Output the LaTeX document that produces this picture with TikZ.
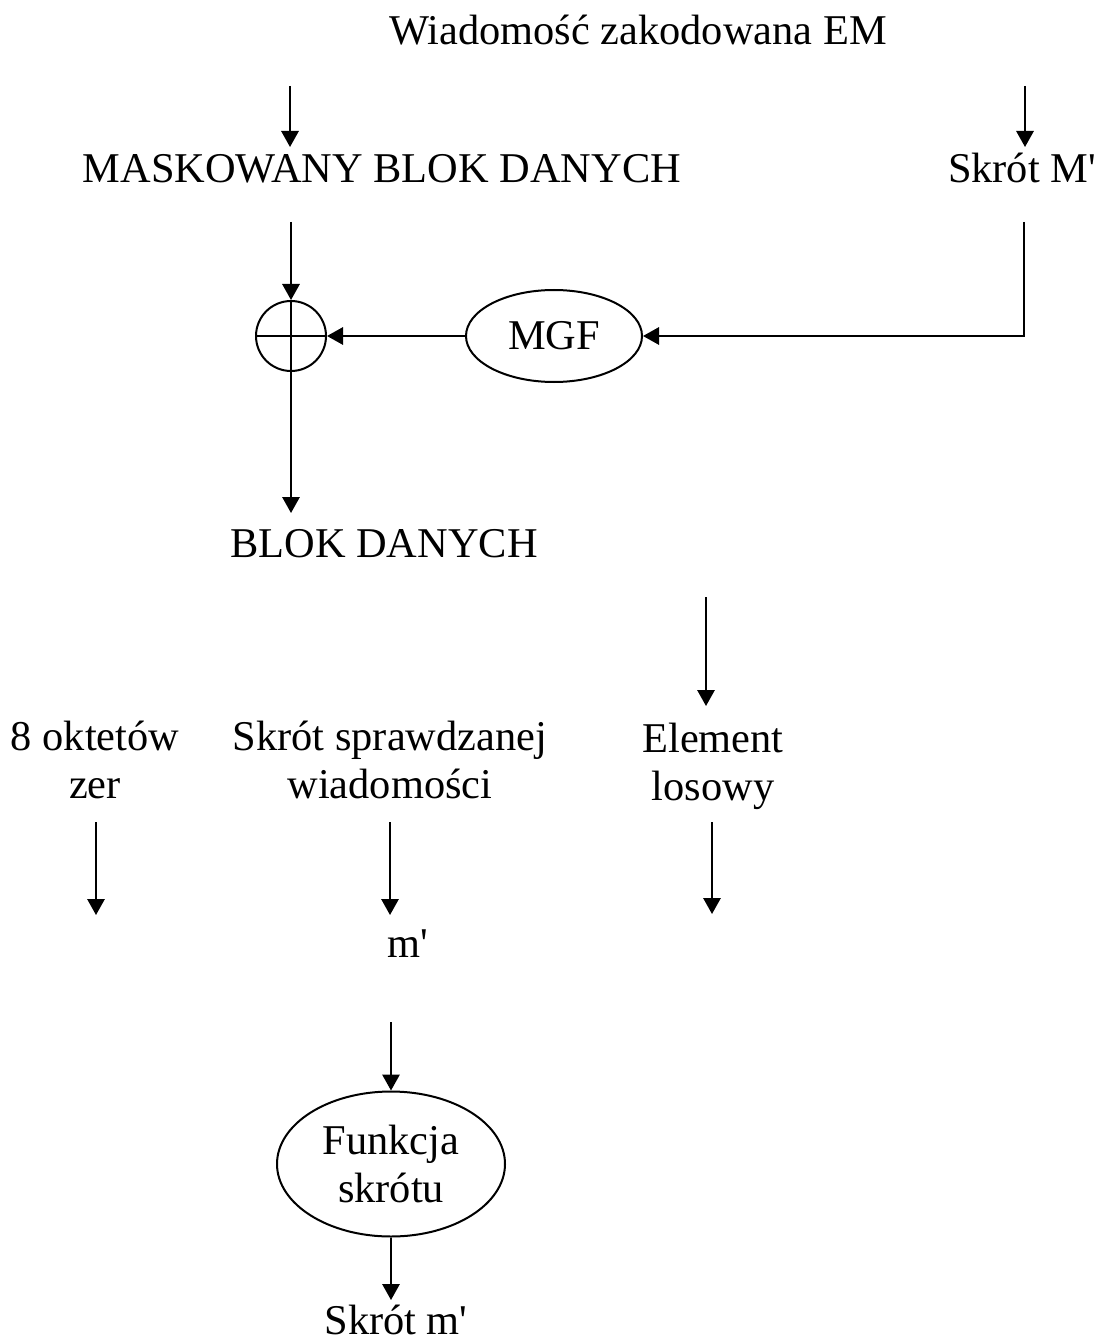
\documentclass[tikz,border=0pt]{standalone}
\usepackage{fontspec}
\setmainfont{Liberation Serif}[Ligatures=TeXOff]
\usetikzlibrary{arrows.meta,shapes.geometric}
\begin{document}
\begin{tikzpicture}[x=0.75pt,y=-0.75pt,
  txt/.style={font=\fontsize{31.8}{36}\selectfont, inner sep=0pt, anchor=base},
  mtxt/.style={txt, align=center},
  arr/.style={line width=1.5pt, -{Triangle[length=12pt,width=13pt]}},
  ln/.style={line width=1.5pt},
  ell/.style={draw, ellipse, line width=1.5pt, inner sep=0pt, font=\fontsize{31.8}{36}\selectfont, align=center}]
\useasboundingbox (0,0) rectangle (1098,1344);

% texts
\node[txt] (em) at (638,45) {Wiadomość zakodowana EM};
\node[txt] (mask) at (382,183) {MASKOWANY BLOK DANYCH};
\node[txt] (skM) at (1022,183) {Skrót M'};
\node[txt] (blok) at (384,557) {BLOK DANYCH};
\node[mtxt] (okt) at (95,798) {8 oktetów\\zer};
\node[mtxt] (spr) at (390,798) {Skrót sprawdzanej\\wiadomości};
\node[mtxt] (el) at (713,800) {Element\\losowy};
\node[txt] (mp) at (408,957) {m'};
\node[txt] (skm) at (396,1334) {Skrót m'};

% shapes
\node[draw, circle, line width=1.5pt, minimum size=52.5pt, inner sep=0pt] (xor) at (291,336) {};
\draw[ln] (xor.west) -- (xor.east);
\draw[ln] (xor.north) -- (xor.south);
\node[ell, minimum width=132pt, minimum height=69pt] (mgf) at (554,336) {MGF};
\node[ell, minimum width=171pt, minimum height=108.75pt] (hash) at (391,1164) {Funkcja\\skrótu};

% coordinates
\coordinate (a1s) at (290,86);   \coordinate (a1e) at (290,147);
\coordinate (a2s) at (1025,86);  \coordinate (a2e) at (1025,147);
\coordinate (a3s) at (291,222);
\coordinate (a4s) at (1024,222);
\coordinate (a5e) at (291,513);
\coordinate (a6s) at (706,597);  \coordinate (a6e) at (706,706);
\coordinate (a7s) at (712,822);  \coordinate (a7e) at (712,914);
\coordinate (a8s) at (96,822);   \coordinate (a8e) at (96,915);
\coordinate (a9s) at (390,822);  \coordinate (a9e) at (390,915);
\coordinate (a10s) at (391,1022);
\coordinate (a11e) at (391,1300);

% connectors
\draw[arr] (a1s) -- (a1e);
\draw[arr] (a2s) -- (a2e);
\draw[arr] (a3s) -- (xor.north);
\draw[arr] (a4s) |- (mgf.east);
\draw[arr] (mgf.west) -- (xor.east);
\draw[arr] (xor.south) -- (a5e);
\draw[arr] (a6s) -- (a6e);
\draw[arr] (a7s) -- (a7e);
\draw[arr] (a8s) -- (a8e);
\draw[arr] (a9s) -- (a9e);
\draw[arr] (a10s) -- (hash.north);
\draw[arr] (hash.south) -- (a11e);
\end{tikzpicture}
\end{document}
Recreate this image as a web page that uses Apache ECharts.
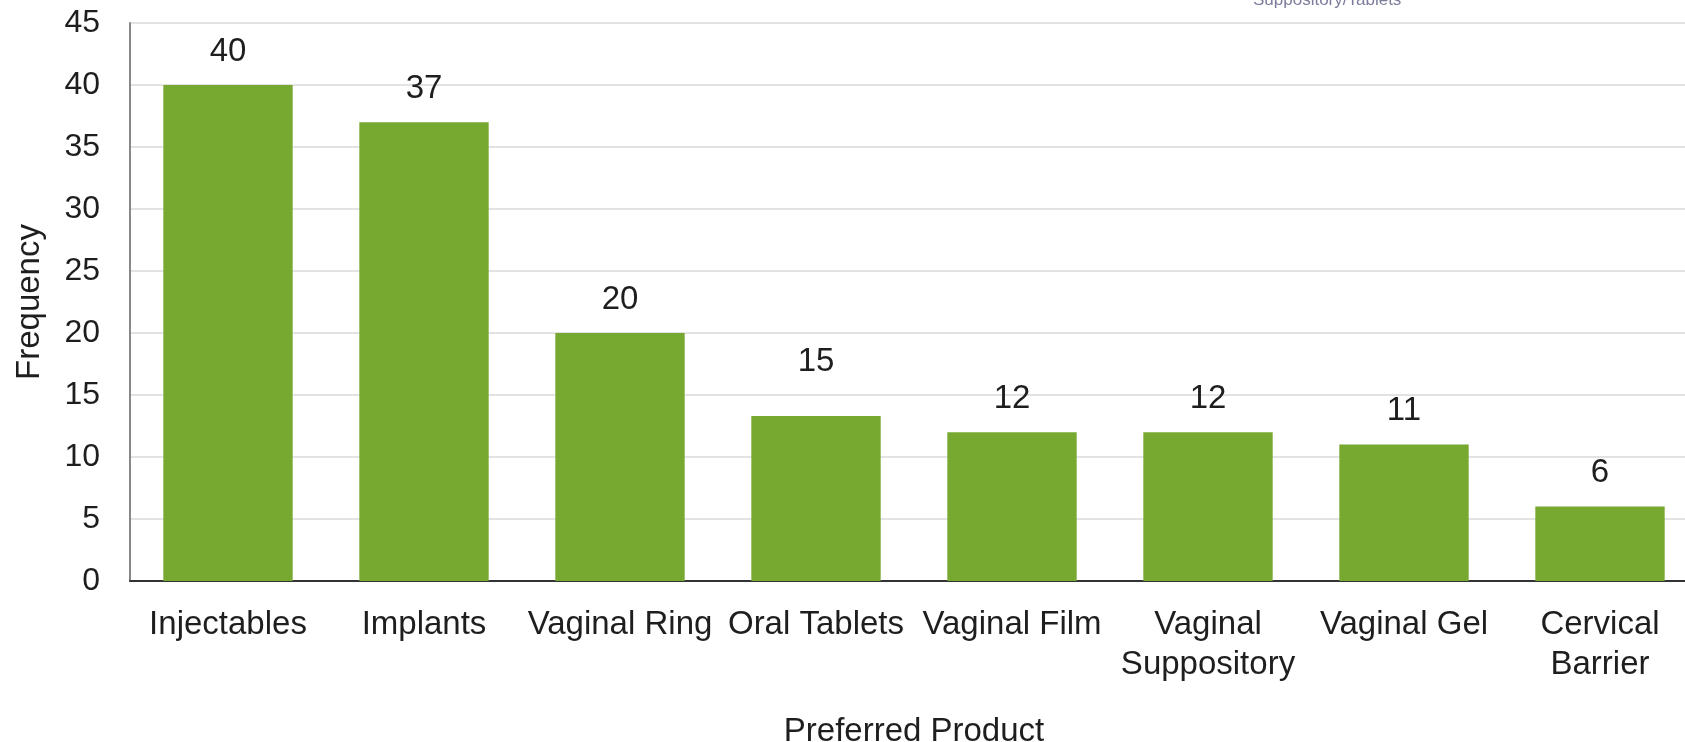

────────────────

# What you have to do:
Reproduce each entry verbatim, excluding any embedded images.

# Response to this exercise:
Output the LaTeX document that produces this picture with TikZ.
\documentclass[tikz,border=0pt]{standalone}
\usepackage{fontspec}
\setmainfont{Liberation Serif}[Ligatures=TeXOff]
\usetikzlibrary{arrows.meta,shapes.geometric}
\begin{document}
\begin{tikzpicture}[x=0.75pt,y=-0.75pt,
  txt/.style={font=\fontsize{31.8}{36}\selectfont, inner sep=0pt, anchor=base},
  mtxt/.style={txt, align=center},
  arr/.style={line width=1.5pt, -{Triangle[length=12pt,width=13pt]}},
  ln/.style={line width=1.5pt},
  ell/.style={draw, ellipse, line width=1.5pt, inner sep=0pt, font=\fontsize{31.8}{36}\selectfont, align=center}]
\useasboundingbox (0,0) rectangle (1098,1344);

% texts
\node[txt] (em) at (638,45) {Wiadomość zakodowana EM};
\node[txt] (mask) at (382,183) {MASKOWANY BLOK DANYCH};
\node[txt] (skM) at (1022,183) {Skrót M'};
\node[txt] (blok) at (384,557) {BLOK DANYCH};
\node[mtxt] (okt) at (95,798) {8 oktetów\\zer};
\node[mtxt] (spr) at (390,798) {Skrót sprawdzanej\\wiadomości};
\node[mtxt] (el) at (713,800) {Element\\losowy};
\node[txt] (mp) at (408,957) {m'};
\node[txt] (skm) at (396,1334) {Skrót m'};

% shapes
\node[draw, circle, line width=1.5pt, minimum size=52.5pt, inner sep=0pt] (xor) at (291,336) {};
\draw[ln] (xor.west) -- (xor.east);
\draw[ln] (xor.north) -- (xor.south);
\node[ell, minimum width=132pt, minimum height=69pt] (mgf) at (554,336) {MGF};
\node[ell, minimum width=171pt, minimum height=108.75pt] (hash) at (391,1164) {Funkcja\\skrótu};

% coordinates
\coordinate (a1s) at (290,86);   \coordinate (a1e) at (290,147);
\coordinate (a2s) at (1025,86);  \coordinate (a2e) at (1025,147);
\coordinate (a3s) at (291,222);
\coordinate (a4s) at (1024,222);
\coordinate (a5e) at (291,513);
\coordinate (a6s) at (706,597);  \coordinate (a6e) at (706,706);
\coordinate (a7s) at (712,822);  \coordinate (a7e) at (712,914);
\coordinate (a8s) at (96,822);   \coordinate (a8e) at (96,915);
\coordinate (a9s) at (390,822);  \coordinate (a9e) at (390,915);
\coordinate (a10s) at (391,1022);
\coordinate (a11e) at (391,1300);

% connectors
\draw[arr] (a1s) -- (a1e);
\draw[arr] (a2s) -- (a2e);
\draw[arr] (a3s) -- (xor.north);
\draw[arr] (a4s) |- (mgf.east);
\draw[arr] (mgf.west) -- (xor.east);
\draw[arr] (xor.south) -- (a5e);
\draw[arr] (a6s) -- (a6e);
\draw[arr] (a7s) -- (a7e);
\draw[arr] (a8s) -- (a8e);
\draw[arr] (a9s) -- (a9e);
\draw[arr] (a10s) -- (hash.north);
\draw[arr] (hash.south) -- (a11e);
\end{tikzpicture}
\end{document}
Recreate this image as a web page that uses Apache ECharts.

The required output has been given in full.